- **Data block**:
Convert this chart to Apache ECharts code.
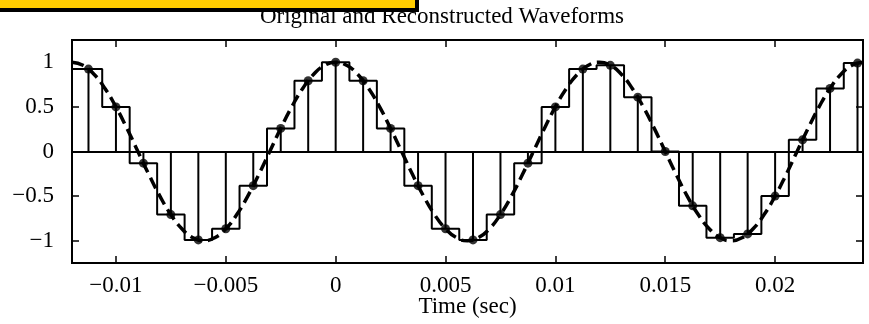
<!DOCTYPE html>
<html>
<head>
<meta charset="utf-8">
<script src="https://cdn.jsdelivr.net/npm/echarts@6/dist/echarts.min.js"></script>
<style>
  html, body { margin: 0; padding: 0; background: #fff; }
  #chart { width: 869px; height: 324px; }
</style>
</head>
<body>
<div id="chart"></div>
<script>
// original waveform (dashed), every 0.5 ms
const curveTime = [
  -0.012, -0.0115, -0.011, -0.0105, -0.01, -0.0095, -0.009, -0.0085, -0.008, -0.0075, -0.007, -0.0065,
  -0.006, -0.0055, -0.005, -0.0045, -0.004, -0.0035, -0.003, -0.0025, -0.002, -0.0015, -0.001, -0.0005,
  0, 0.0005, 0.001, 0.0015, 0.002, 0.0025, 0.003, 0.0035, 0.004, 0.0045, 0.005, 0.0055,
  0.006, 0.0065, 0.007, 0.0075, 0.008, 0.0085, 0.009, 0.0095, 0.01, 0.0105, 0.011, 0.0115,
  0.012, 0.0125, 0.013, 0.0135, 0.014, 0.0145, 0.015, 0.0155, 0.016, 0.0165, 0.017, 0.0175,
  0.018, 0.0185, 0.019, 0.0195, 0.02, 0.0205, 0.021, 0.0215, 0.022, 0.0225, 0.023, 0.0235,
  0.024
];
const curveValue = [
  1, 0.966, 0.866, 0.707, 0.5, 0.259, 0, -0.259, -0.5, -0.707, -0.866, -0.966,
  -1, -0.966, -0.866, -0.707, -0.5, -0.259, 0, 0.259, 0.5, 0.707, 0.866, 0.966,
  1, 0.966, 0.866, 0.707, 0.5, 0.259, 0, -0.259, -0.5, -0.707, -0.866, -0.966,
  -1, -0.966, -0.866, -0.707, -0.5, -0.259, 0, 0.259, 0.5, 0.707, 0.866, 0.966,
  1, 0.966, 0.866, 0.707, 0.5, 0.259, 0, -0.259, -0.5, -0.707, -0.866, -0.966,
  -1, -0.966, -0.866, -0.707, -0.5, -0.259, 0, 0.259, 0.5, 0.707, 0.866, 0.966,
  1
];

// samples (dots + stems), every 1.25 ms
const sampleTime = [
  -0.01125, -0.01, -0.00875, -0.0075, -0.00625, -0.005, -0.00375, -0.0025, -0.00125,
  0, 0.00125, 0.0025, 0.00375, 0.005, 0.00625, 0.0075, 0.00875, 0.01, 0.01125,
  0.0125, 0.01375, 0.015, 0.01625, 0.0175, 0.01875, 0.02, 0.02125, 0.0225, 0.02375
];
const sampleValue = [
  0.924, 0.5, -0.131, -0.707, -0.991, -0.866, -0.383, 0.259, 0.793,
  1, 0.793, 0.259, -0.383, -0.866, -0.991, -0.707, -0.131, 0.5, 0.924,
  0.966, 0.609, 0, -0.609, -0.966, -0.924, -0.5, 0.131, 0.707, 0.991
];

const xTicks = [-0.01, -0.005, 0, 0.005, 0.01, 0.015, 0.02];
const yTicks = [-1, -0.5, 0, 0.5, 1];

const FONT = 'Liberation Serif';
const chart = echarts.init(document.getElementById('chart'));

const samplePts = sampleTime.map((t, i) => [t, sampleValue[i]]);
// hold steps run to both edges of the plot
const holdPts = [[-0.012, sampleValue[0]]].concat(samplePts, [[0.024, sampleValue[sampleValue.length - 1]]]);
const curvePts = curveTime.map((t, i) => [t, curveValue[i]]);

const minus = v => String(v).replace('-', '\u2212');
const tickStyle = { show: true, inside: true, length: 7, lineStyle: { color: '#000', width: 1.5 } };
const noLine = { show: false, onZero: false };

const option = {
    animation: false,
    backgroundColor: '#fff',
    grid: {
        left: 72, right: 6, top: 40, bottom: 61,
        outerBoundsMode: 'none', containLabel: false,
        show: true, borderColor: '#000', borderWidth: 2
    },
    xAxis: [{
        type: 'value', min: -0.012, max: 0.024, position: 'bottom',
        name: 'Time (sec)', nameLocation: 'middle', nameGap: 32, nameMoveOverlap: false,
        nameTextStyle: { fontFamily: FONT, fontSize: 23, color: '#000' },
        axisLine: noLine,
        axisTick: Object.assign({ customValues: xTicks }, tickStyle),
        axisLabel: { customValues: xTicks, formatter: minus, margin: 11, fontFamily: FONT, fontSize: 23, color: '#000' },
        splitLine: { show: false }
    }, {
        type: 'value', min: -0.012, max: 0.024, position: 'top',
        axisLine: noLine,
        axisTick: Object.assign({ customValues: xTicks }, tickStyle),
        axisLabel: { show: false },
        splitLine: { show: false }
    }],
    yAxis: [{
        type: 'value', min: -1.25, max: 1.25, position: 'left',
        axisLine: noLine,
        axisTick: Object.assign({ customValues: yTicks }, tickStyle),
        axisLabel: { customValues: yTicks, formatter: minus, margin: 18, padding: [6, 0, 0, 0],
                     fontFamily: FONT, fontSize: 23, color: '#000' },
        splitLine: { show: false }
    }, {
        type: 'value', min: -1.25, max: 1.25, position: 'right',
        axisLine: noLine,
        axisTick: Object.assign({ customValues: yTicks }, tickStyle),
        axisLabel: { show: false },
        splitLine: { show: false }
    }],
    series: [{
        // zero-order hold staircase
        type: 'line', data: holdPts, step: 'middle', showSymbol: false,
        lineStyle: { color: '#000', width: 2 },
        z: 2,
        markLine: {
            silent: true, symbol: 'none', label: { show: false },
            lineStyle: { color: '#000', width: 2, type: 'solid' },
            data: [{ yAxis: 0 }]
        }
    }, {
        // stems from zero to each sample
        type: 'custom', data: samplePts, z: 3,
        renderItem: (params, api) => {
            const p0 = api.coord([api.value(0), 0]);
            const p1 = api.coord([api.value(0), api.value(1)]);
            return {
                type: 'line',
                shape: { x1: p0[0], y1: p0[1], x2: p1[0], y2: p1[1] },
                style: { stroke: '#000', lineWidth: 2 }
            };
        }
    }, {
        // original signal
        type: 'line', data: curvePts, smooth: true, showSymbol: false, z: 4,
        lineStyle: { color: '#000', width: 3.5, type: [12, 6] }
    }, {
        type: 'scatter', data: samplePts, symbolSize: 9, z: 5,
        itemStyle: { color: '#000' }
    }],
    graphic: [{
        type: 'text', z: 10,
        style: { text: 'Original and Reconstructed Waveforms', x: 442, y: 17, textAlign: 'center', textVerticalAlign: 'middle',
                 font: '23px "Liberation Serif"', fill: '#000' }
    }, {
        type: 'rect', z: 20, shape: { x: 0, y: 0, width: 419, height: 12 }, style: { fill: '#000' }
    }, {
        type: 'rect', z: 21, shape: { x: 0, y: 0, width: 415, height: 8 }, style: { fill: '#ffcc00' }
    }]
};

chart.setOption(option);
</script>
</body>
</html>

- **Problem description**:
Transcribe the listing in full and omit the pictures.

- **Answer to this task**:
Convert this chart to Apache ECharts code.
<!DOCTYPE html>
<html>
<head>
<meta charset="utf-8">
<script src="https://cdn.jsdelivr.net/npm/echarts@6/dist/echarts.min.js"></script>
<style>
  html, body { margin: 0; padding: 0; background: #fff; }
  #chart { width: 869px; height: 324px; }
</style>
</head>
<body>
<div id="chart"></div>
<script>
// original waveform (dashed), every 0.5 ms
const curveTime = [
  -0.012, -0.0115, -0.011, -0.0105, -0.01, -0.0095, -0.009, -0.0085, -0.008, -0.0075, -0.007, -0.0065,
  -0.006, -0.0055, -0.005, -0.0045, -0.004, -0.0035, -0.003, -0.0025, -0.002, -0.0015, -0.001, -0.0005,
  0, 0.0005, 0.001, 0.0015, 0.002, 0.0025, 0.003, 0.0035, 0.004, 0.0045, 0.005, 0.0055,
  0.006, 0.0065, 0.007, 0.0075, 0.008, 0.0085, 0.009, 0.0095, 0.01, 0.0105, 0.011, 0.0115,
  0.012, 0.0125, 0.013, 0.0135, 0.014, 0.0145, 0.015, 0.0155, 0.016, 0.0165, 0.017, 0.0175,
  0.018, 0.0185, 0.019, 0.0195, 0.02, 0.0205, 0.021, 0.0215, 0.022, 0.0225, 0.023, 0.0235,
  0.024
];
const curveValue = [
  1, 0.966, 0.866, 0.707, 0.5, 0.259, 0, -0.259, -0.5, -0.707, -0.866, -0.966,
  -1, -0.966, -0.866, -0.707, -0.5, -0.259, 0, 0.259, 0.5, 0.707, 0.866, 0.966,
  1, 0.966, 0.866, 0.707, 0.5, 0.259, 0, -0.259, -0.5, -0.707, -0.866, -0.966,
  -1, -0.966, -0.866, -0.707, -0.5, -0.259, 0, 0.259, 0.5, 0.707, 0.866, 0.966,
  1, 0.966, 0.866, 0.707, 0.5, 0.259, 0, -0.259, -0.5, -0.707, -0.866, -0.966,
  -1, -0.966, -0.866, -0.707, -0.5, -0.259, 0, 0.259, 0.5, 0.707, 0.866, 0.966,
  1
];

// samples (dots + stems), every 1.25 ms
const sampleTime = [
  -0.01125, -0.01, -0.00875, -0.0075, -0.00625, -0.005, -0.00375, -0.0025, -0.00125,
  0, 0.00125, 0.0025, 0.00375, 0.005, 0.00625, 0.0075, 0.00875, 0.01, 0.01125,
  0.0125, 0.01375, 0.015, 0.01625, 0.0175, 0.01875, 0.02, 0.02125, 0.0225, 0.02375
];
const sampleValue = [
  0.924, 0.5, -0.131, -0.707, -0.991, -0.866, -0.383, 0.259, 0.793,
  1, 0.793, 0.259, -0.383, -0.866, -0.991, -0.707, -0.131, 0.5, 0.924,
  0.966, 0.609, 0, -0.609, -0.966, -0.924, -0.5, 0.131, 0.707, 0.991
];

const xTicks = [-0.01, -0.005, 0, 0.005, 0.01, 0.015, 0.02];
const yTicks = [-1, -0.5, 0, 0.5, 1];

const FONT = 'Liberation Serif';
const chart = echarts.init(document.getElementById('chart'));

const samplePts = sampleTime.map((t, i) => [t, sampleValue[i]]);
// hold steps run to both edges of the plot
const holdPts = [[-0.012, sampleValue[0]]].concat(samplePts, [[0.024, sampleValue[sampleValue.length - 1]]]);
const curvePts = curveTime.map((t, i) => [t, curveValue[i]]);

const minus = v => String(v).replace('-', '\u2212');
const tickStyle = { show: true, inside: true, length: 7, lineStyle: { color: '#000', width: 1.5 } };
const noLine = { show: false, onZero: false };

const option = {
    animation: false,
    backgroundColor: '#fff',
    grid: {
        left: 72, right: 6, top: 40, bottom: 61,
        outerBoundsMode: 'none', containLabel: false,
        show: true, borderColor: '#000', borderWidth: 2
    },
    xAxis: [{
        type: 'value', min: -0.012, max: 0.024, position: 'bottom',
        name: 'Time (sec)', nameLocation: 'middle', nameGap: 32, nameMoveOverlap: false,
        nameTextStyle: { fontFamily: FONT, fontSize: 23, color: '#000' },
        axisLine: noLine,
        axisTick: Object.assign({ customValues: xTicks }, tickStyle),
        axisLabel: { customValues: xTicks, formatter: minus, margin: 11, fontFamily: FONT, fontSize: 23, color: '#000' },
        splitLine: { show: false }
    }, {
        type: 'value', min: -0.012, max: 0.024, position: 'top',
        axisLine: noLine,
        axisTick: Object.assign({ customValues: xTicks }, tickStyle),
        axisLabel: { show: false },
        splitLine: { show: false }
    }],
    yAxis: [{
        type: 'value', min: -1.25, max: 1.25, position: 'left',
        axisLine: noLine,
        axisTick: Object.assign({ customValues: yTicks }, tickStyle),
        axisLabel: { customValues: yTicks, formatter: minus, margin: 18, padding: [6, 0, 0, 0],
                     fontFamily: FONT, fontSize: 23, color: '#000' },
        splitLine: { show: false }
    }, {
        type: 'value', min: -1.25, max: 1.25, position: 'right',
        axisLine: noLine,
        axisTick: Object.assign({ customValues: yTicks }, tickStyle),
        axisLabel: { show: false },
        splitLine: { show: false }
    }],
    series: [{
        // zero-order hold staircase
        type: 'line', data: holdPts, step: 'middle', showSymbol: false,
        lineStyle: { color: '#000', width: 2 },
        z: 2,
        markLine: {
            silent: true, symbol: 'none', label: { show: false },
            lineStyle: { color: '#000', width: 2, type: 'solid' },
            data: [{ yAxis: 0 }]
        }
    }, {
        // stems from zero to each sample
        type: 'custom', data: samplePts, z: 3,
        renderItem: (params, api) => {
            const p0 = api.coord([api.value(0), 0]);
            const p1 = api.coord([api.value(0), api.value(1)]);
            return {
                type: 'line',
                shape: { x1: p0[0], y1: p0[1], x2: p1[0], y2: p1[1] },
                style: { stroke: '#000', lineWidth: 2 }
            };
        }
    }, {
        // original signal
        type: 'line', data: curvePts, smooth: true, showSymbol: false, z: 4,
        lineStyle: { color: '#000', width: 3.5, type: [12, 6] }
    }, {
        type: 'scatter', data: samplePts, symbolSize: 9, z: 5,
        itemStyle: { color: '#000' }
    }],
    graphic: [{
        type: 'text', z: 10,
        style: { text: 'Original and Reconstructed Waveforms', x: 442, y: 17, textAlign: 'center', textVerticalAlign: 'middle',
                 font: '23px "Liberation Serif"', fill: '#000' }
    }, {
        type: 'rect', z: 20, shape: { x: 0, y: 0, width: 419, height: 12 }, style: { fill: '#000' }
    }, {
        type: 'rect', z: 21, shape: { x: 0, y: 0, width: 415, height: 8 }, style: { fill: '#ffcc00' }
    }]
};

chart.setOption(option);
</script>
</body>
</html>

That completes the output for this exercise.